# [Rows from a dataset of charts and code]
· · · · · · ·

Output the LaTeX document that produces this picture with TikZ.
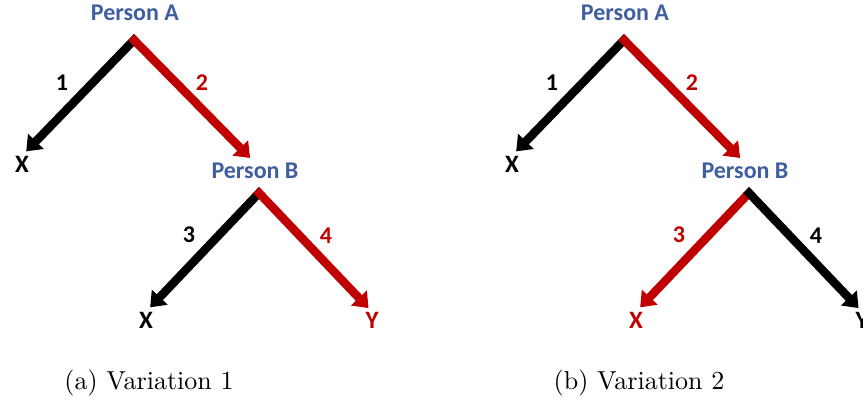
\documentclass[tikz,border=0pt]{standalone}
\usepackage{fontspec}
\newfontfamily\calib{Carlito}
\newfontfamily\capfont[Extension=.otf]{lmroman10-regular}
\usetikzlibrary{arrows.meta}
\definecolor{persblue}{RGB}{62,94,160}
\definecolor{pathred}{RGB}{192,0,0}

\begin{document}
\begin{tikzpicture}[x=1pt, y=-1pt,
		person/.style={font=\calib\bfseries\fontsize{24}{28}\selectfont, text=persblue, inner sep=0pt},
		outcome/.style={font=\calib\bfseries\fontsize{25}{29}\selectfont, inner sep=0pt},
		num/.style={font=\calib\bfseries\fontsize{24}{28}\selectfont, inner sep=0pt},
		branch/.style={line width=8.5pt, shorten <=-4pt, -{Triangle[width=21pt,length=14pt]}},
		caption/.style={font=\capfont\fontsize{26}{30}\selectfont, inner sep=0pt}]
		% Bildbereich
		\useasboundingbox (0,0) rectangle (863,405);
		\clip (0,0) rectangle (863,405);
		% Variation 1
		\node[person] (pa1) at (135,13) {Person A};
		\coordinate (ta1) at (134,40);
		\node[outcome] (x1) at (22,164) {X};
		\node[person] (pb1) at (255,171) {Person B};
		\coordinate (tb1) at (259,193);
		\node[outcome] (x2) at (146,320) {X};
		\node[outcome, text=pathred] (y2) at (372,320) {Y};
		\draw[branch, black, shorten >=6pt] (ta1) -- (x1.north);
		\draw[branch, pathred, shorten >=7pt] (ta1) -- (pb1.north);
		\draw[branch, black, shorten >=6pt] (tb1) -- (x2.north);
		\draw[branch, pathred, shorten >=5pt] (tb1) -- (y2.north);
		\node[num] (n1) at (62,83) {1};
		\node[num, text=pathred] (n2) at (202,83) {2};
		\node[num] (n3) at (189,235) {3};
		\node[num, text=pathred] (n4) at (326,236) {4};
		\node[caption] (capa) at (149,383) {(a) Variation 1};
		% Variation 2
		\begin{scope}[xshift=490pt]
			\node[person] (pa2) at (135,13) {Person A};
			\coordinate (ta2) at (134,40);
			\node[outcome] (x3) at (22,164) {X};
			\node[person] (pb2) at (255,171) {Person B};
			\coordinate (tb2) at (259,193);
			\node[outcome, text=pathred] (x4) at (146,320) {X};
			\node[outcome] (y4) at (372,320) {Y};
			\draw[branch, black, shorten >=6pt] (ta2) -- (x3.north);
			\draw[branch, pathred, shorten >=7pt] (ta2) -- (pb2.north);
			\draw[branch, pathred, shorten >=6pt] (tb2) -- (x4.north);
			\draw[branch, black, shorten >=5pt] (tb2) -- (y4.north);
			\node[num] (n5) at (62,83) {1};
			\node[num, text=pathred] (n6) at (202,83) {2};
			\node[num, text=pathred] (n7) at (189,235) {3};
			\node[num] (n8) at (326,236) {4};
			\node[caption] (capb) at (149,383) {(b) Variation 2};
		\end{scope}
	\end{tikzpicture}
\end{document}
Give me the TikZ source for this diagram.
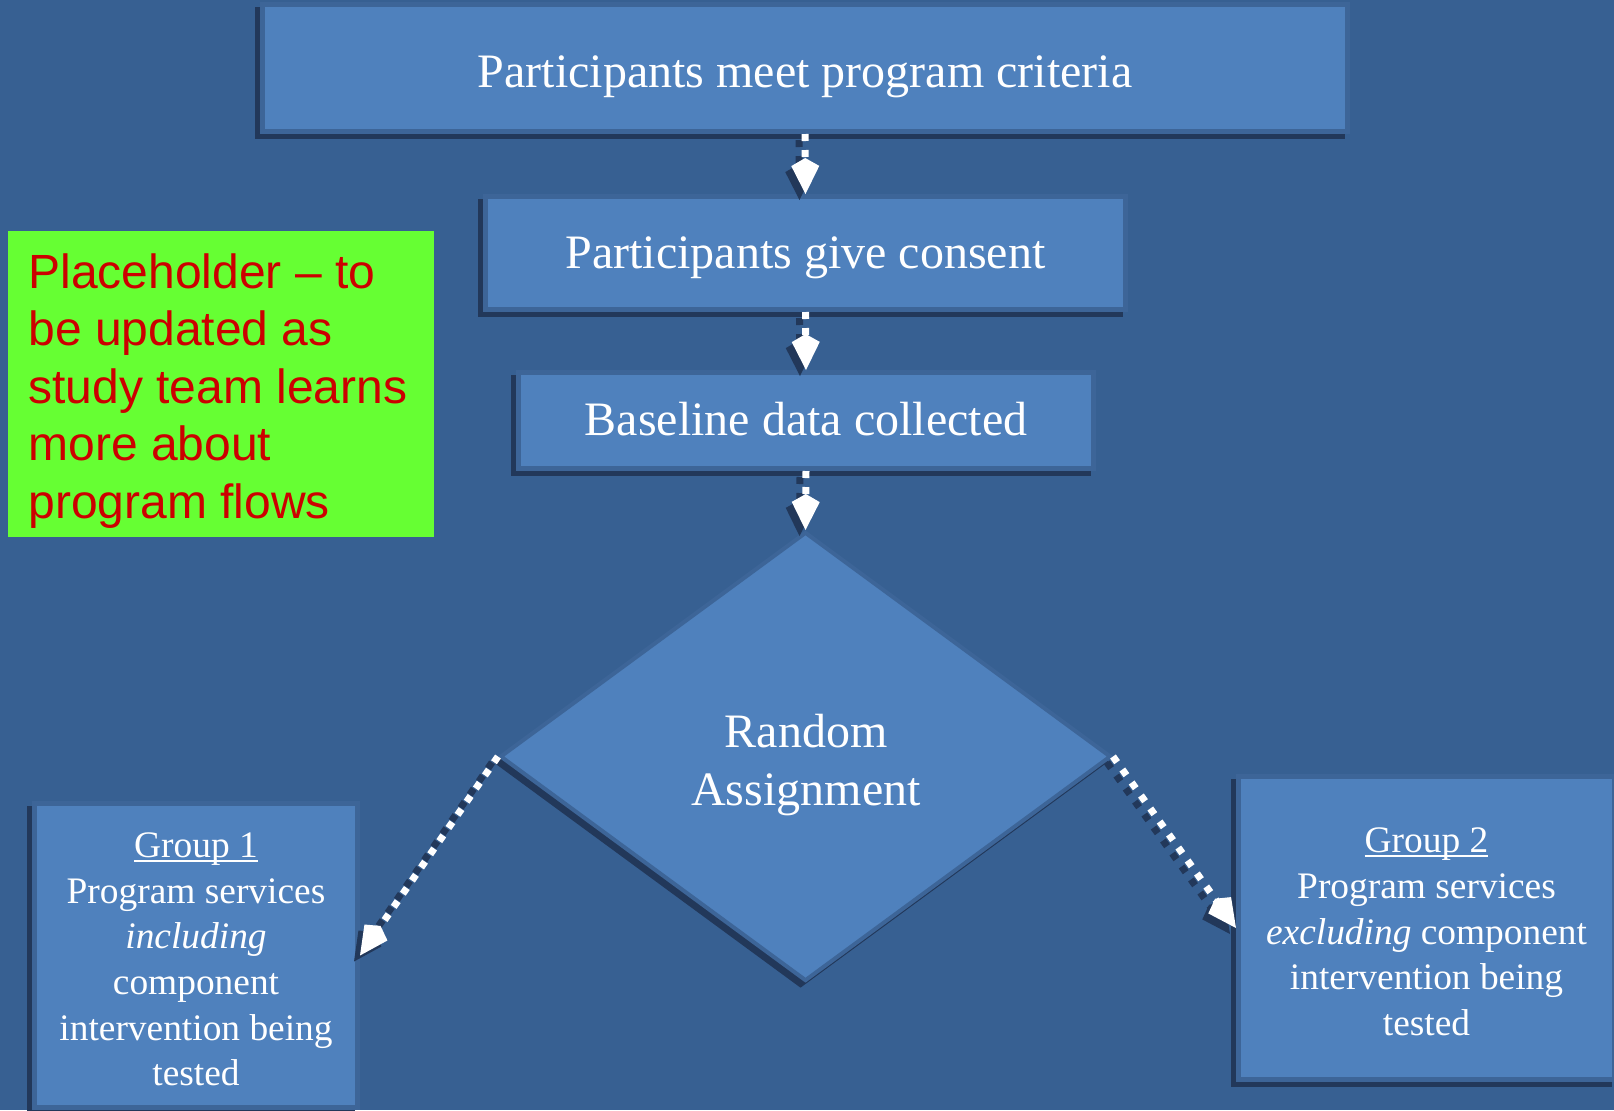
\documentclass[tikz,border=0pt]{standalone}
\usepackage{fontspec}
\setmainfont{Liberation Serif}
\newfontfamily\arialf{Liberation Sans}
\usetikzlibrary{shapes.geometric,shadows,arrows.meta}
\definecolor{bgc}{RGB}{55,96,146}
\definecolor{boxc}{RGB}{79,129,189}
\definecolor{edgec}{RGB}{61,101,152}
\definecolor{shadc}{RGB}{34,56,90}
\definecolor{greenc}{RGB}{102,255,51}
\definecolor{redc}{RGB}{204,0,0}
\newcommand\grpul[1]{\setbox0\hbox{#1}\makebox[0pt][l]{\rule[-2.2pt]{\wd0}{0.9pt}}\box0}
\begin{document}
\begin{tikzpicture}[x=0.5pt,y=-0.5pt,
  pbox/.style={rectangle, fill=boxc, draw=edgec, line width=2.5pt, inner sep=0pt, text=white,
    drop shadow={shadow xshift=-2.5pt, shadow yshift=-2.5pt, opacity=1, fill=shadc, draw=shadc, line width=2.5pt}},
  dbox/.style={diamond, fill=boxc, draw=edgec, line width=2pt, inner sep=0pt,
    drop shadow={shadow xshift=-2.5pt, shadow yshift=-2.5pt, opacity=1, fill=shadc, draw=shadc, line width=2pt}},
  bigtxt/.style={font=\fontsize{24}{29}\selectfont, text depth=5.2pt},
  grptxt/.style={font=\fontsize{18.7}{22.85}\selectfont, align=center, text=white, inner sep=0pt},
  flow/.style={draw=white, line width=3.5pt, dash pattern=on 3.5pt off 4.5pt,
    -{Kite[length=18pt,width=14pt,inset=4pt,line width=0pt]}},
  flowsh/.style={flow, draw=shadc, transform canvas={shift={(-6,6)}}},
]
\useasboundingbox (0,0) rectangle (1614,1110);
\fill[bgc] (0,0) rectangle (1614,1110);

\node[pbox, bigtxt, text height=24.2pt, minimum width=542.5pt, minimum height=63.5pt] (b1) at (805,68) {Participants meet program criteria};
\node[pbox, bigtxt, text height=20.2pt, minimum width=320pt, minimum height=56.5pt] (b2) at (805.5,253) {Participants give consent};
\node[pbox, bigtxt, text height=19.7pt, minimum width=287.5pt, minimum height=48pt] (b3) at (806,420.5) {Baseline data collected};
\node[dbox, minimum width=305.5pt, minimum height=224.5pt] (dia) at (805.5,756.5) {};
\node[font=\fontsize{24}{29}\selectfont, text=white, align=center, inner sep=0pt] (diat) at (806,765.5) {Random\\Assignment};

\node[pbox, minimum width=161.5pt, minimum height=152pt] (g1) at (196,955.5) {};
\node[grptxt] (g1t) at (196,959.5)
  {\grpul{Group 1}\\Program services\\\textit{including}\\component\\intervention being\\tested};
\node[pbox, minimum width=188pt, minimum height=151.5pt] (g2) at (1426.5,928) {};
\node[grptxt] (g2t) at (1426.5,932)
  {\grpul{Group 2}\\Program services\\\textit{excluding} component\\intervention being\\tested};

\node[fill=greenc, minimum width=213pt, minimum height=153pt, inner sep=0pt] (ph) at (221,384) {};
\node[anchor=north west, inner sep=0pt, align=left, text=redc,
  font=\arialf\fontsize{24}{28.75}\selectfont] (pht) at (28,253)
  {Placeholder – to\\be updated as\\study team learns\\more about\\program flows};

\draw[flowsh] (b1.south) -- (b2.north);
\draw[flow] (b1.south) -- (b2.north);
\draw[flowsh] (b2.south) -- (b3.north);
\draw[flow] (b2.south) -- (b3.north);
\draw[flowsh] (b3.south) -- (dia.north);
\draw[flow] (b3.south) -- (dia.north);
\draw[flowsh] (dia.west) -- (g1.east);
\draw[flow] (dia.west) -- (g1.east);
\draw[flowsh] (dia.east) -- (g2.west);
\draw[flow] (dia.east) -- (g2.west);
\end{tikzpicture}
\end{document}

· · · · · · ·

# [Task to carry out]
Show the lines that mention the word "this".

# [Response to the exercise]
Output the LaTeX document that produces this picture with TikZ.
Give me the TikZ source for this diagram.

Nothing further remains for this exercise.